It started with a Great Dane.
Michael Crouser was walking through the Lake of the Isles Park in Minneapolis looking for a Great Dane to photograph.
"I had this idea of shooting a series of Great Danes," he said. "I wanted to get them in movement, show musculature and moving parts and shiny coats and bones.
"The pictures came out very differently than I had expected. The best picture came out showing something very monumentally goofy about this Great Dane, with legs and ears flopping everywhere, and his eyes and mouth wide open as he chased a ball across the park." Crouser went back to the park for more.
"I found no Great Danes, but I found huge crowds of other dogs in all manner of action, playing and fighting and chasing each other. I merely started photographing what I saw." That was the beginning of Dog Run, a book of 90 black-and-white photographs of all species of dogs in action, published in 2008 by Viking Studio.
Over a period of about two years Crouser shot almost exclusively at the Minneapolis park and at Tompkins Square Park in the East Village of New York. "One of the things I noticed is these dogs behaved much differently in the company of other dogs than they did when they were with their human owners. I just felt like the dogs were so focused on each other and not on the ‘acceptable behavior' that their owners might expect of them on a walk around the lake or on a street."
Keen observation for a guy who doesn't really consider himself a dog person.
"We've only ever had one family dog," he said. "It's kind of funny. People would ask me, ‘What kind of dog do you have?' They would never ask me if I had a dog. It didn't really come from any special affinity for dogs as much as it did a curiosity about their shapes."
Crouser's previous animal study, Los Toros, which focused on bullfighting, also was shot in black and white. "I've always felt like what I can do with black and white feels more like my personal voice than does shooting and manipulating color," he said. "When I think about making photographs, I think about making black-and-white photographs."
He also shot the book entirely with film, using a Nikon F4 camera and Kodak Professional Tri-X film.
"If you consider photography your personal art, which I do, then the media you use and the tools that you use are as important as the subjects you use. Working in the darkroom, with Tri-X film and the Nikon cameras, producing black-and-white imagery, that feels personal."
For what he calls his "professional" photography, which includes commercial and editorial projects, "I shoot in a lot of different mediums for a lot of different media," he said. "I've shot everything from 8-by-10 Polaroids to digital to black-and-white film."

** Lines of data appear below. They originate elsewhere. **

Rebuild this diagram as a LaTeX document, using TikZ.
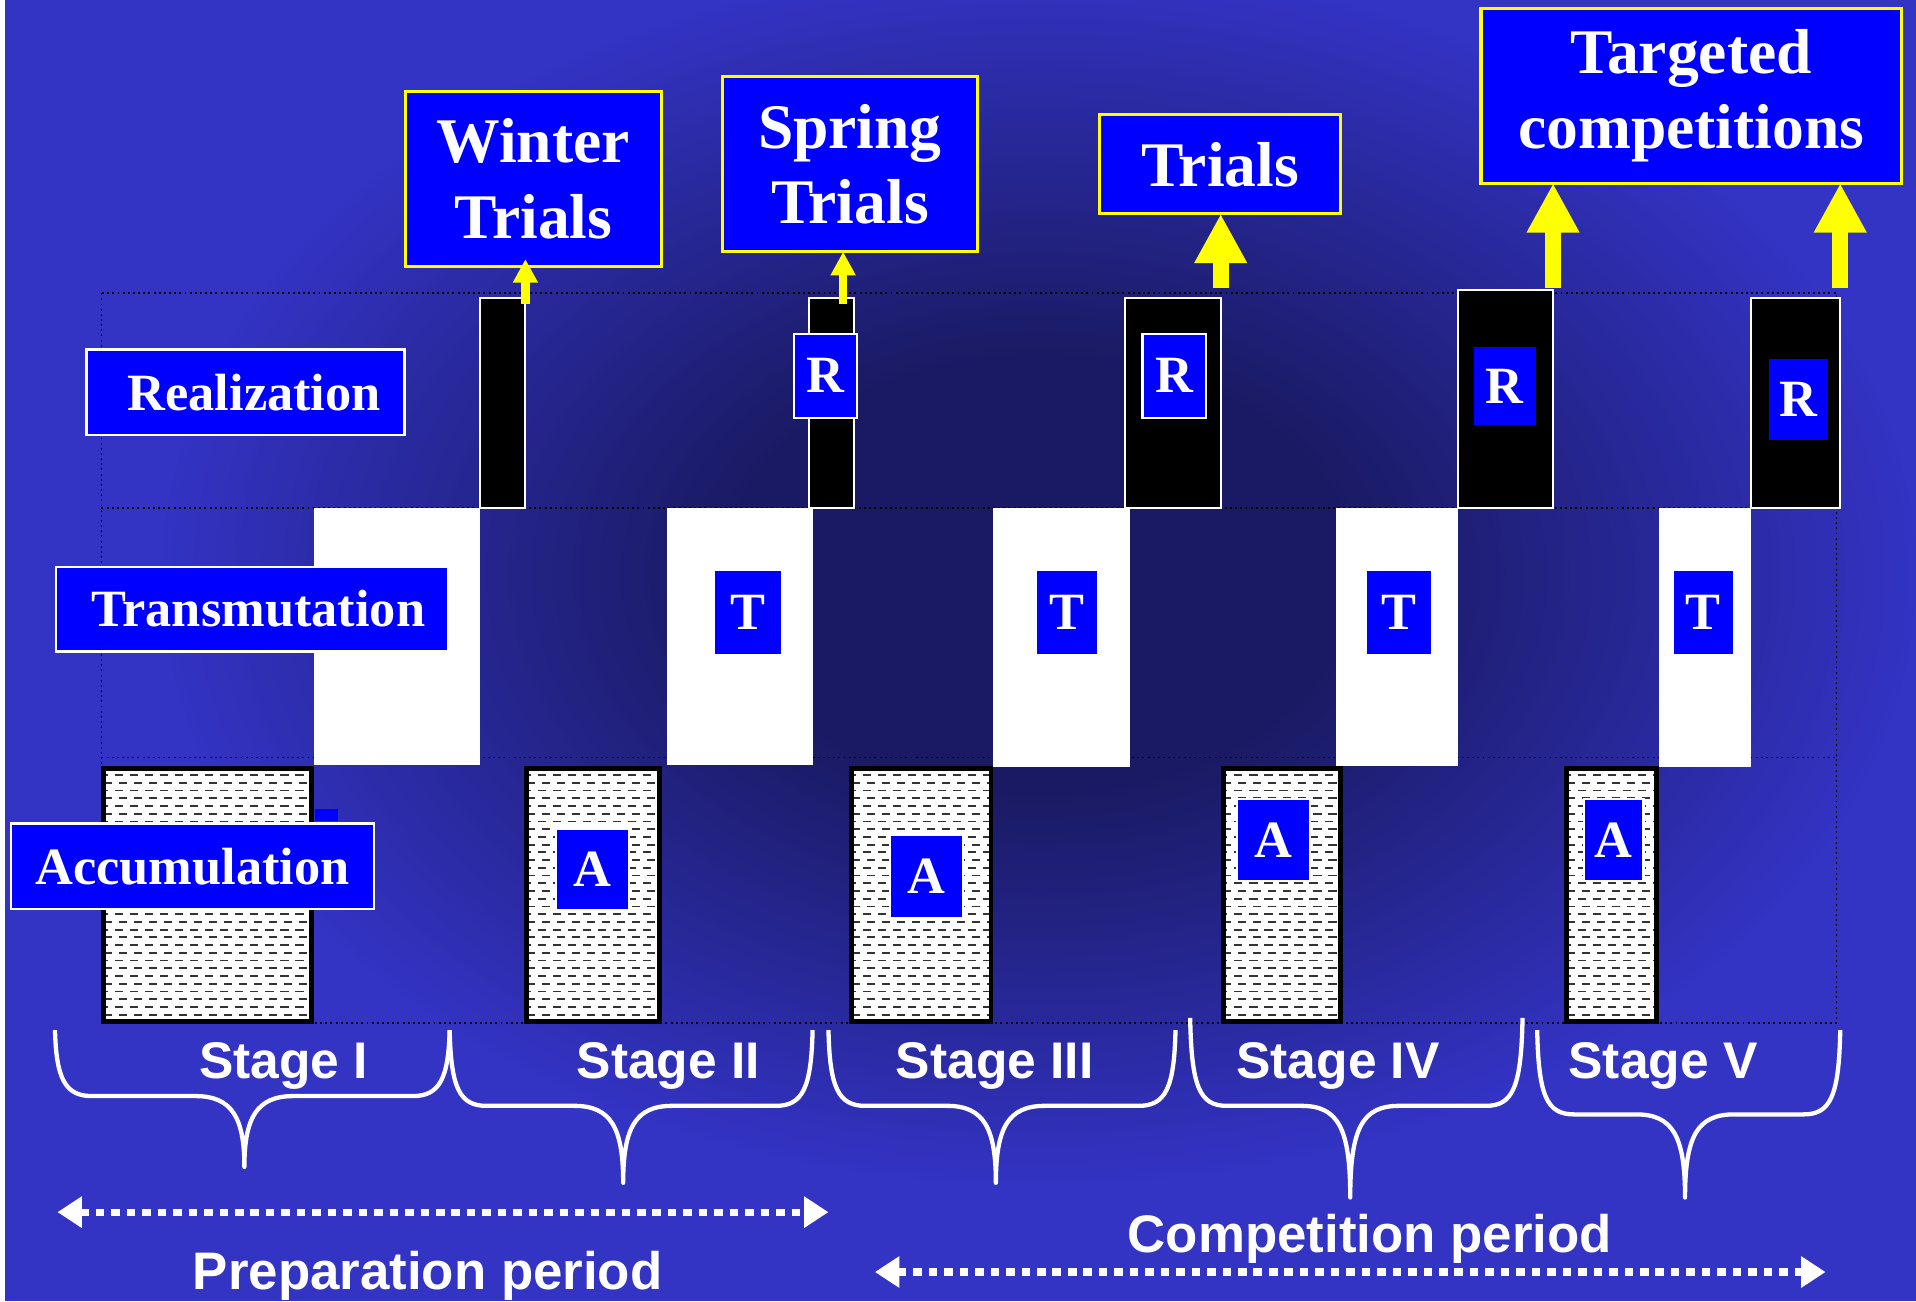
\documentclass[tikz,border=0pt]{standalone}
\usepackage{fontspec}
\setmainfont{Liberation Serif}
\setsansfont{Liberation Sans}
\usetikzlibrary{arrows.meta,calc}
\definecolor{bgmain}{RGB}{51,51,196}
\definecolor{bgdark}{RGB}{26,26,100}
\definecolor{lblue}{RGB}{0,0,255}
\definecolor{yel}{RGB}{255,255,0}
\pgfdeclareradialshading{bgsh}{\pgfpointorigin}{color(0bp)=(bgdark); color(9bp)=(bgdark); color(25bp)=(bgmain); color(50bp)=(bgmain)}
\newcommand\toplabfont{\fontsize{14.8pt}{17.6pt}\selectfont\bfseries}
\newcommand\sidelabfont{\fontsize{12.2pt}{14pt}\selectfont\bfseries}
\newcommand\mkbox[7]{\node[#6, minimum width={(#4-#2)*0.1mm}, minimum height={(#5-#3)*0.1mm}] (#1) at ({(#2+#4)/2},{(#3+#5)/2}) {#7};}
\newcommand\brc[6]{\draw[brace] (#1,#3) .. controls (#1+1,#4-15) and (#1+8,#4) .. (#1+30,#4) -- (#5-40,#4) .. controls (#5-10,#4) and (#5,#4+18) .. (#5,#6) .. controls (#5,#4+18) and (#5+10,#4) .. (#5+40,#4) -- (#2-30,#4) .. controls (#2-8,#4) and (#2-1,#4-15) .. (#2,#3);}
\begin{document}
\begin{tikzpicture}[x=0.1mm, y=-0.1mm,
  every node/.style={inner sep=0pt, outer sep=0pt},
  topbox/.style={draw=yel, line width=0.7pt, fill=lblue, text=white, font=\toplabfont, align=center},
  sidelab/.style={draw=white, line width=0.6pt, fill=lblue, text=white, font=\sidelabfont},
  letlab/.style={fill=lblue, text=white, font=\sidelabfont},
  letlabb/.style={letlab, draw=white, line width=0.5pt},
  rbar/.style={fill=black, draw=white, line width=0.45pt},
  tblock/.style={fill=white},
  hatchrow/.style={black!80, line width=0.42pt, dash pattern=on 1.9pt off 1.6pt},
  abox/.style={fill=white, draw=black, line width=1.15pt,
    path picture={\foreach \k in {1,...,36}{\pgfmathsetmacro\ph{mod(\k,2)*0.9}\draw[hatchrow, dash phase=\ph pt] ([yshift={-\k*1.8pt+0.3pt}]path picture bounding box.north west) -- ([yshift={-\k*1.8pt+0.3pt}]path picture bounding box.north east);}}},
  gridline/.style={black, line width=0.4pt, dash pattern=on 0.45pt off 0.75pt},
  yarrthin/.style={yel, line width=2pt, -{Triangle[length=5.5pt,width=5.5pt]}},
  yarrthick/.style={yel, line width=3.7pt, -{Triangle[length=11.5pt,width=11.5pt]}},
  brace/.style={white, line width=1pt, line join=round},
  periodarr/.style={white, line width=1.7pt, dash pattern=on 2pt off 1.6pt, {Triangle[length=5.7pt,width=7pt]}-{Triangle[length=5.7pt,width=7pt]}},
  stagetxt/.style={text=white, font=\sffamily\bfseries\fontsize{12pt}{14pt}\selectfont, anchor=base},
  periodtxt/.style={stagetxt, font=\sffamily\bfseries\fontsize{12.3pt}{14pt}\selectfont}]
\useasboundingbox (0,0) rectangle (1568,1065);
% background
\fill[bgmain] (0,0) rectangle (1568,1065);
\begin{scope}
\clip (0,0) rectangle (1568,1065);
\shade[shading=bgsh] (850,470) ellipse [x radius=72mm, y radius=50mm];
\end{scope}
\fill[white] (0,0) rectangle (4,1065);
% grid
\draw[gridline] (83,240) rectangle (1503,837);
\draw[gridline] (83,416) -- (1503,416);
\draw[gridline] (83,620) -- (1503,620);
% T blocks
\mkbox{t1}{257}{416}{393}{626}{tblock}{}
\mkbox{t2}{546}{416}{665}{626}{tblock}{}
\mkbox{t3}{813}{416}{925}{628}{tblock}{}
\mkbox{t4}{1093}{416}{1193}{627}{tblock}{}
\mkbox{t5}{1358}{416}{1433}{628}{tblock}{}
% A boxes
\mkbox{a1}{85}{629}{255}{836}{abox}{}
\mkbox{a2}{431}{629}{540}{836}{abox}{}
\mkbox{a3}{697}{629}{811}{836}{abox}{}
\mkbox{a4}{1001}{629}{1097}{836}{abox}{}
\mkbox{a5}{1282}{629}{1356}{836}{abox}{}
\fill[lblue] (258,662) rectangle (277,672);
% R bars
\mkbox{r1}{393}{244}{430}{416}{rbar}{}
\mkbox{r2}{662}{244}{699}{416}{rbar}{}
\mkbox{r3}{921}{244}{999}{416}{rbar}{}
\mkbox{r4}{1193}{237}{1271}{416}{rbar}{}
\mkbox{r5}{1433}{244}{1506}{416}{rbar}{}
% letter labels
\mkbox{rl2}{650}{273}{701}{342}{letlabb}{R}
\mkbox{rl3}{935}{273}{987}{342}{letlabb}{R}
\mkbox{rl4}{1206}{284}{1257}{348}{letlab}{R}
\mkbox{rl5}{1448}{294}{1496}{360}{letlab}{R}
\mkbox{tl2}{585}{467}{639}{535}{letlab}{T}
\mkbox{tl3}{849}{467}{898}{535}{letlab}{T}
\mkbox{tl4}{1119}{467}{1171}{535}{letlab}{T}
\mkbox{tl5}{1370}{467}{1418}{535}{letlab}{T}
\mkbox{al2}{455}{678}{515}{745}{letlabb}{A}
\mkbox{al3}{728}{683}{788}{751}{letlabb}{A}
\mkbox{al4}{1012}{654}{1072}{721}{letlabb}{A}
\mkbox{al5}{1296}{654}{1345}{721}{letlabb}{A}
% side labels
\mkbox{lr}{71}{286}{331}{356}{sidelab}{\hspace{4pt}Realization}
\mkbox{lt}{46}{464}{367}{533}{sidelab}{\hspace{2.8pt}Transmutation}
\mkbox{la}{9}{674}{306}{744}{sidelab}{Accumulation}
% top boxes
\mkbox{wt}{332}{75}{541}{218}{topbox}{Winter\\Trials}
\mkbox{st}{591}{63}{800}{206}{topbox}{Spring\\Trials}
\mkbox{tt}{900}{94}{1097}{175}{topbox}{Trials}
\mkbox{tc}{1212}{7}{1556}{150}{topbox}{Targeted\\competitions}
% yellow arrows
\draw[yarrthin] ($(r1.north east)+(0,5)$) -- ($(r1.north east |- wt.south)+(0,-6)$);
\draw[yarrthin] ($(r2.north east)+(-9,5)$) -- ($(r2.north east |- st.south)+(-9,0)$);
\draw[yarrthick] ($(r3.north east)+(0,-8)$) -- (r3.north east |- tt.south);
\draw[yarrthick] ($(r4.north east)+(0,-1)$) -- (r4.north east |- tc.south);
\draw[yarrthick] ($(r5.north east)+(0,-8)$) -- (r5.north east |- tc.south);
% braces
\brc{45}{368}{843}{897}{200}{955}
\brc{368}{665}{843}{905}{510}{968}
\brc{678}{962}{843}{905}{815}{968}
\brc{974}{1246}{833}{905}{1105}{980}
\brc{1258}{1506}{843}{912}{1379}{980}
% stage labels
\node[stagetxt] (s1) at (232,883) {Stage I};
\node[stagetxt] (s2) at (547,883) {Stage II};
\node[stagetxt] (s3) at (814,883) {Stage III};
\node[stagetxt] (s4) at (1095,883) {Stage IV};
\node[stagetxt] (s5) at (1361,883) {Stage V};
% periods
\coordinate (pl) at (47,992);
\coordinate (pr) at (678,992);
\draw[periodarr] (pl) -- (pr);
\node[periodtxt] (pp) at (350,1055) {Preparation period};
\coordinate (cl) at (716,1041);
\coordinate (cr) at (1494,1041);
\draw[periodarr] (cl) -- (cr);
\node[periodtxt] (cp) at (1121,1025) {Competition period};
\end{tikzpicture}
\end{document}
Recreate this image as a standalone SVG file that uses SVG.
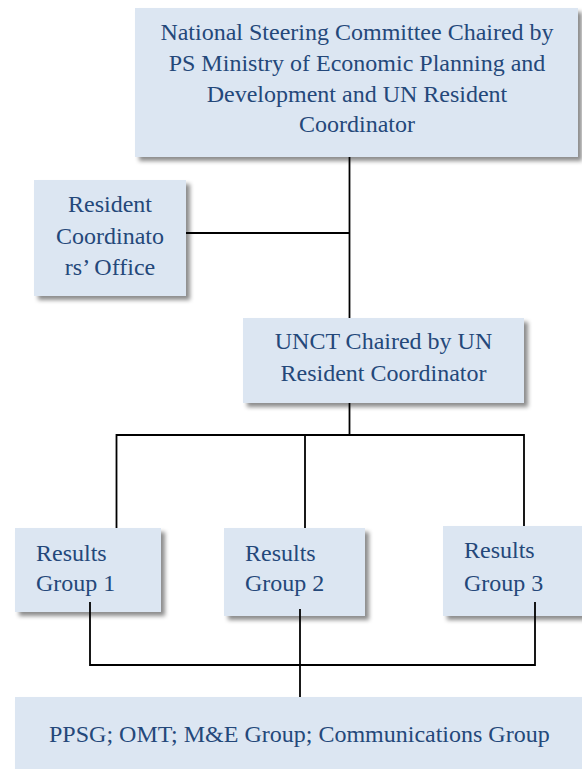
<svg xmlns="http://www.w3.org/2000/svg" width="582" height="769" viewBox="0 0 582 769">
<style>
.box{fill:#DCE6F2;filter:url(#sh)}
.t{font-family:"Liberation Serif","Times New Roman",serif;font-size:24px;fill:#24487A}
.c{text-anchor:middle}
.ln{stroke:#000;stroke-width:1.8;fill:none}
</style>
<defs>
<filter id="sh" x="-10%" y="-10%" width="130%" height="130%">
<feDropShadow dx="4" dy="4" stdDeviation="2" flood-color="#000" flood-opacity="0.45"/>
</filter>
</defs>
<rect width="582" height="769" fill="#fff"/>
<g id="nsc">
<rect class="box" x="135" y="8" width="443" height="149"/>
<text class="t c" x="357" y="40">National Steering Committee Chaired by</text>
<text class="t c" x="357" y="71">PS Ministry of Economic Planning and</text>
<text class="t c" x="357" y="102">Development and UN Resident</text>
<text class="t c" x="357" y="132">Coordinator</text>
</g>
<g id="rco">
<rect class="box" x="34" y="180" width="152" height="116"/>
<text class="t c" x="110" y="212">Resident</text>
<text class="t c" x="110" y="244">Coordinato</text>
<text class="t c" x="110" y="275">rs’ Office</text>
</g>
<g id="unct">
<rect class="box" x="243" y="318" width="281" height="85"/>
<text class="t c" x="383.5" y="349">UNCT Chaired by UN</text>
<text class="t c" x="383.5" y="381">Resident Coordinator</text>
</g>
<g id="rg1">
<rect class="box" x="15" y="528" width="146" height="84"/>
<text class="t" x="36" y="561">Results</text>
<text class="t" x="36" y="591">Group 1</text>
</g>
<g id="rg2">
<rect class="box" x="224" y="528" width="141" height="88"/>
<text class="t" x="245" y="561">Results</text>
<text class="t" x="245" y="591">Group 2</text>
</g>
<g id="rg3">
<rect class="box" x="443" y="526" width="145" height="90"/>
<text class="t" x="464" y="558">Results</text>
<text class="t" x="464" y="591">Group 3</text>
</g>
<g id="groups">
<rect class="box" x="15" y="697" width="575" height="80"/>
<text class="t" x="49" y="742">PPSG; OMT; M&amp;E Group; Communications Group</text>
</g>
<g id="connectors">
<path class="ln" d="M349.5 157V318"/>
<path class="ln" d="M186 233H349.5"/>
<path class="ln" d="M349.5 403V435"/>
<path class="ln" d="M116.5 528V435H524V526"/>
<path class="ln" d="M305 435V528"/>
<path class="ln" d="M90 602V665H535V602"/>
<path class="ln" d="M300 609V697"/>
</g>
</svg>
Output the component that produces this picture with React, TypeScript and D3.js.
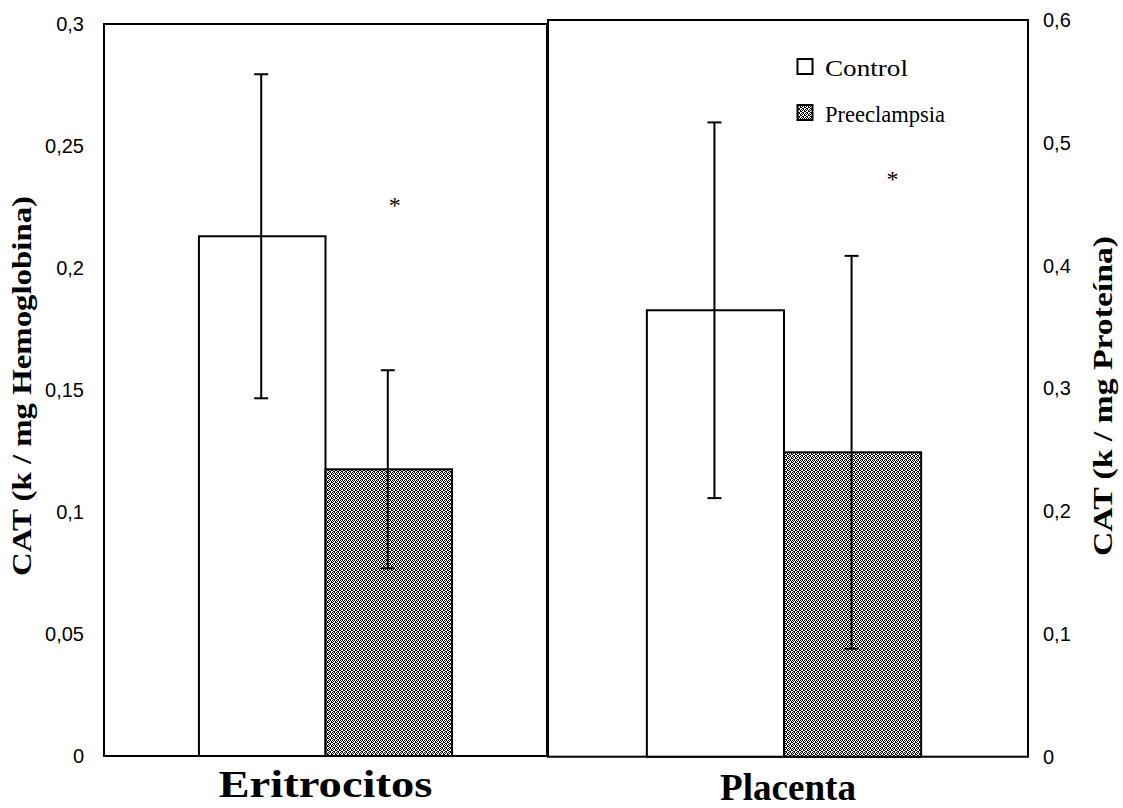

For digital photography he mostly uses a D2X. "I'm comfortable with Nikon cameras and have been using them my whole life. The D2X is very reminiscent of the F4 film camera that I use. It feels familiar to me. Obviously there's a lot to learn when you make the jump to digital. But it's still a Nikon camera and it feels like a Nikon camera. It wasn't really a big jump."
Next up for Crouser is a study of cattle ranching in Colorado, another study in black and white.
"It's all about the disappearing world of cattle ranching done in the old-fashioned manner. They still do all their work on horseback and brand with branding irons and hot fires and wear the cowboy clothing that's functional but also traditional. They live a rancher/cowboy kind of life that I find very fascinating for many of the same reasons I do many of my subjects."
Sound like a lot of work? That's not how Crouser approaches it.
"There's a difference between working and working on something. This is just what I do. This is just who I am. I will always do this kind of thing. It's how I live and what I do with my time, go make photos. Making photographs is continually fascinating to me."